Under Construction 2004-2005
Fancy-pants real estate
Ex-undie factory goes condo
BY HUGH SON
DAILY NEWS STAFF WRITER
Work is underway to turn a Clinton Hill building where workers once made underwear into a tony condominium with views of Manhattan.
Some observers believe the conversion of the former Kaiser Underwear factory at 970 Kent Ave. marks the arrival of the neighborhood as a coveted residential area.
Each of the loft-style apartments will boast a wall of large windows - some of which have city views - and will sell for between $350,000 and $500,000, said Highlyann Krasnow of the Developers Group, which is handling sales for the project.

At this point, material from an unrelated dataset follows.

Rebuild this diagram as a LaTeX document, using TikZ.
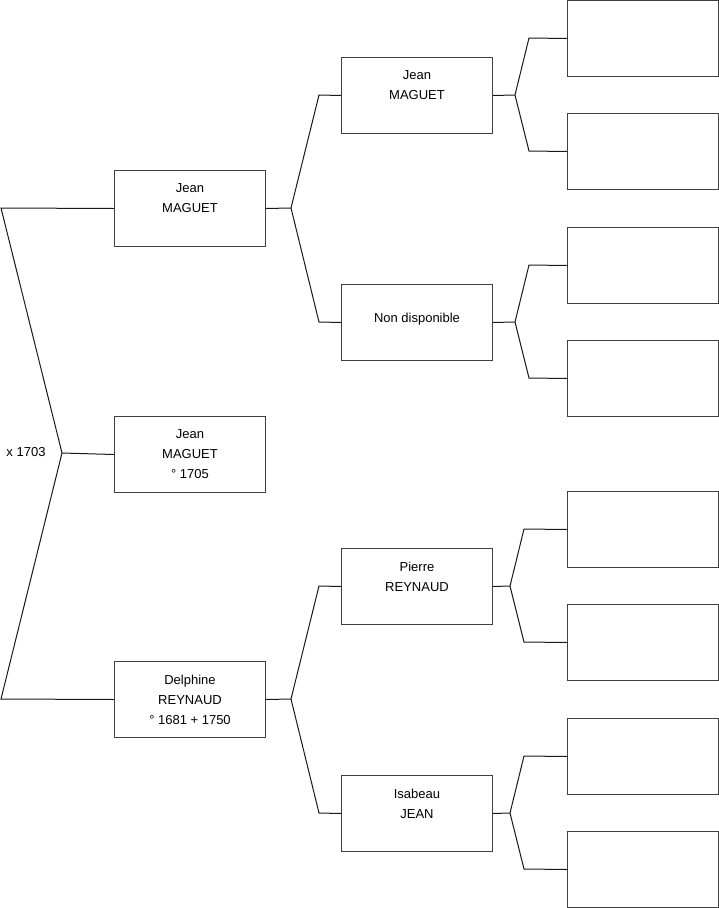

"You'll have amazing windows that run throughout the full length of the room," Krasnow said.
"This building is interesting because there aren't very many condo conversions in Clinton Hill at all - because it's a landmarked district, there's not very much new construction," she added.
Ground-floor apartments in the Kent building will have private patios, and penthouse units will have terraces, said architect and developer Elissa Winzelberg.
"They're fabulous apartments with really high ceilings," said Winzelberg, who explained that she designed the apartments to be especially well-lit because she felt some loft apartments tended to have poor natural lighting. The developers added a duplex penthouse level to the seven-story building, which was built in 1915 and used by the underwear manufacturers until the 1970s, said Winzelberg.
She expects The Kent - which will have apartments ranging from 941 to 1,327 square feet - to be finished toward the end of the year, though apartments are for sale now.
Other amenities in the 103-unit building will include a private courtyard with a running track and a full-time doorman.
The Kent conversion comes amidst a boom in real estate values in Clinton Hill, said Suzanne DeBrango, a real estate agent at Brooklyn Properties' Fort Greene office.
"Prices are a bit lower compared to Park Slope, which is a long-established residential neighborhood," DeBrango said, "but they are coming up so fast that the difference is almost negligible."
The average brownstone in the neighborhood now costs about $1.1 million, and a one-bedroom costs between $220,000 and $350,000, DeBrango said.